Energy of the Future
Today, the world is continually struggling over which energy sources to use. As oil becomes more costly and less available, the United States has quickly turned to alternative energy sources. Yet these energy sources only make up about 20 to 30 percent of our total energy use.
University of Missouri researchers and MU engineer Randy Curry might have sparked a solution to the energy crunch with the construction of a plasma device that can create and control plasma. The team developed a way to sustain the plasma without requiring large vacuum vessels or external magnetic fields.
“It’s the holy grail of plasma because investigators have been trying to create plasma like this without magnets for 50 years,” says Curry, MU professor of electrical and computer engineering.

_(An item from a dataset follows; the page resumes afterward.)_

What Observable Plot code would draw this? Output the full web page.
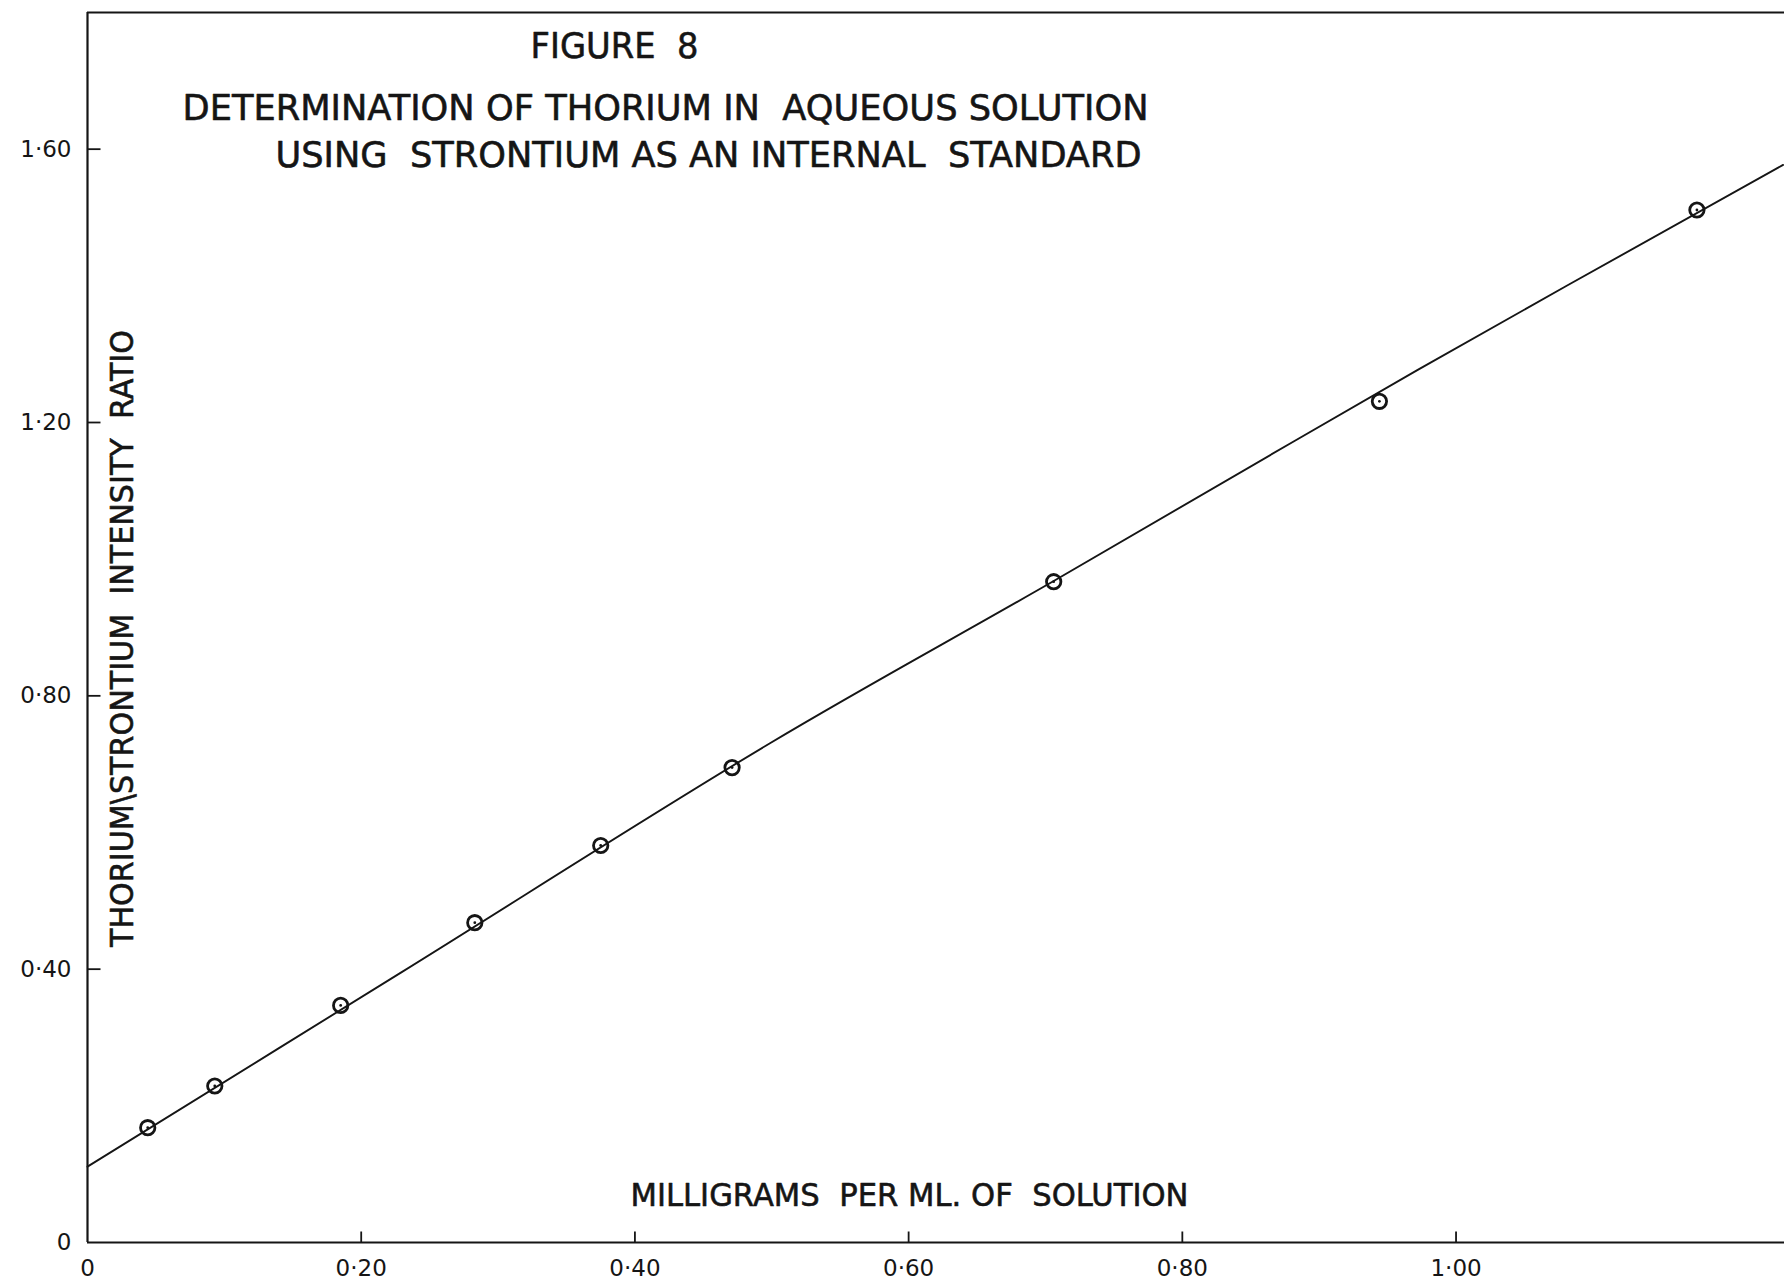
<!DOCTYPE html>
<html>
<head>
<meta charset="utf-8">
<script src="https://cdn.jsdelivr.net/npm/d3@7"></script>
<script src="https://cdn.jsdelivr.net/npm/@observablehq/plot@0.6"></script>
<style>
  html, body { margin: 0; padding: 0; background: #fff; }
  #chart { width: 1784px; height: 1281px; }
</style>
</head>
<body>
<div id="chart"></div>
<script>
// ---- data ----
const concentration = [0.044, 0.093, 0.185, 0.283, 0.375, 0.471, 0.706, 0.944, 1.176]; // mg per ml
const intensityRatio = [0.168, 0.229, 0.347, 0.468, 0.581, 0.695, 0.967, 1.231, 1.511];

// hand-drawn calibration line (vertices)
const fitX = [0, 0.229, 0.499, 0.706, 0.972, 1.239];
const fitY = [0.111, 0.395, 0.731, 0.968, 1.277, 1.577];

const xTickValues = [0, 0.2, 0.4, 0.6, 0.8, 1.0];
const yTickValues = [0, 0.4, 0.8, 1.2, 1.6];
const xDomain = [0, 1.24];
const yDomain = [0, 1.8];

const figureLabel = "FIGURE\u00a0\u00a08";
const titleLine1 = "DETERMINATION OF THORIUM IN\u00a0\u00a0AQUEOUS SOLUTION";
const titleLine2 = "USING\u00a0\u00a0STRONTIUM AS AN INTERNAL\u00a0\u00a0STANDARD";
const xLabel = "MILLIGRAMS\u00a0\u00a0PER ML. OF\u00a0\u00a0SOLUTION";
const yLabel = "THORIUM\\STRONTIUM\u00a0\u00a0INTENSITY\u00a0\u00a0RATIO";

// ---- build ----
const points = concentration.map((c, i) => ({c, r: intensityRatio[i]}));
const fit = fitX.map((x, i) => ({x, y: fitY[i]}));
const fmt = d => d === 0 ? "0" : d.toFixed(2).replace(".", "\u00b7");
const ink = "#151515";
const font = "'DejaVu Sans', 'Liberation Sans', sans-serif";

// inward tick shapes (drawn as dot symbols at the tick positions)
const tickUp = {draw(ctx) { ctx.moveTo(0, 0); ctx.lineTo(0, -11); }};
const tickRight = {draw(ctx) { ctx.moveTo(0, 0); ctx.lineTo(13, 0); }};

const textStyle = {fill: ink, stroke: ink, strokeWidth: 0.6, textAnchor: "middle", lineAnchor: "middle"};

const plot = Plot.plot({
  width: 1784,
  height: 1281,
  marginLeft: 87,
  marginRight: 0,
  marginTop: 12,
  marginBottom: 39,
  style: {fontFamily: font, fontSize: "23px", color: ink, background: "#fff"},
  x: {domain: xDomain, ticks: xTickValues, tickFormat: fmt, tickSize: 0, tickPadding: 17, label: null},
  y: {domain: yDomain, ticks: yTickValues, tickFormat: fmt, tickSize: 0, tickPadding: 16, label: null},
  marks: [
    // frame: left axis, bottom axis, top border
    Plot.ruleX([0], {stroke: ink, strokeWidth: 2.2}),
    Plot.ruleY([0], {stroke: ink, strokeWidth: 2.2}),
    Plot.ruleY([yDomain[1]], {stroke: ink, strokeWidth: 2.2}),
    // inward tick marks
    Plot.dot(xTickValues.filter(d => d > 0), {x: d => d, y: 0, symbol: tickUp, stroke: ink, strokeWidth: 1.8, fill: "none"}),
    Plot.dot(yTickValues.filter(d => d > 0), {x: 0, y: d => d, symbol: tickRight, stroke: ink, strokeWidth: 1.8, fill: "none"}),
    // calibration line
    Plot.line(fit, {x: "x", y: "y", curve: "catmull-rom", stroke: ink, strokeWidth: 1.9}),
    // observations
    Plot.dot(points, {x: "c", y: "r", r: 7.2, stroke: ink, strokeWidth: 2.8, fill: "none"}),
    Plot.dot(points, {x: "c", y: "r", r: 1.4, fill: ink, stroke: "none"}),
    // titles and axis labels
    Plot.text([figureLabel], {text: d => d, frameAnchor: "top-left", dx: 527, dy: 34, fontSize: 36, ...textStyle}),
    Plot.text([titleLine1], {text: d => d, frameAnchor: "top-left", dx: 578, dy: 96, fontSize: 36, ...textStyle}),
    Plot.text([titleLine2], {text: d => d, frameAnchor: "top-left", dx: 621, dy: 143, fontSize: 36, ...textStyle}),
    Plot.text([xLabel], {text: d => d, frameAnchor: "bottom-left", dx: 822, dy: -47, fontSize: 32, ...textStyle}),
    Plot.text([yLabel], {text: d => d, frameAnchor: "left", dx: 35, dy: 11, rotate: -90, fontSize: 32, ...textStyle})
  ]
});

// fit the hand-lettered texts to the widths they take in the reference
const textWidths = new Map([
  [figureLabel, 168],
  [titleLine1, 966],
  [titleLine2, 866],
  [xLabel, 558],
  [yLabel, 617]
]);
d3.select(plot).selectAll("text").each(function () {
  const w = textWidths.get(this.textContent);
  if (w) d3.select(this).attr("textLength", w).attr("lengthAdjust", "spacingAndGlyphs");
});

document.getElementById("chart").appendChild(plot);
</script>
</body>
</html>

Although most people think of matter in three stages — solid, liquid and gas — there is actually a fourth state called plasma. Curry’s plasma has its own magnetic field and is important because it has different properties than other plasmas, which would enable it to work in fusion energy and other areas including rocket propulsion.
“With the self-magnetic field, you can get really high particle entities, and you can generate the plasma and sustain it for long lifetimes,” Curry says.
Pushing for fusion
As of now, the plasma already has a lifetime of 10 times the normal plasma, and Curry says he believes the researchers can even push it to 100 times that. This length of lifetime will open up the possibility of fusion energy.
Curry says the field of fusion is a type of energy that will generate the future. Not only is it a clean energy source, but it’s also cheap compared to other alternative energies such as wind, solar and thermal.
“I believe it’s the alternative energy of the future,” Curry says. “If you look at other alternatives, they’re just not viable to generate energy in the future. We will not be able to sustain the energy in the U.S. unless we start looking at these alternative energies.”
Curry’s device can launch a ring of plasma as far as 2 feet. Although the plasma reaches temperatures hotter than the surface of the sun, it is completely safe around humans because it doesn’t emit radiation. The next step for Curry and the MU research team is to make the device on a bigger scale. If that happens, the lab prototype can demonstrate the fusion energy principles needed for an alternative source.
Funding the research
Although the Office of Naval Research originally funded the research program, continued research has been funded by MU. Curry says he is concerned that if the government stops federal funding, there could be a huge negative impact on both the university’s and mid-Missouri’s progress in the fusion field.
“I think it’s important to recognize that science of this type is essential to the future of the U.S.,” Curry says. “In order for us to sustain our competitiveness and compete in national and international markets, we need to have energy and identify cheap new sources of energy.”
According to Curry, the plasma device could be enlarged to handle larger amounts of energy, eventually to the point necessary for alternative energy sources. Energy of this scale could be attained by storing energy in the plasma or generating it from the plasma as a fusion reaction.
“If one can achieve fusion on that kind of scale, you could generate almost 100 percent of the energy for the world and sustain it for 5,000 to 10,000 years,” Curry says.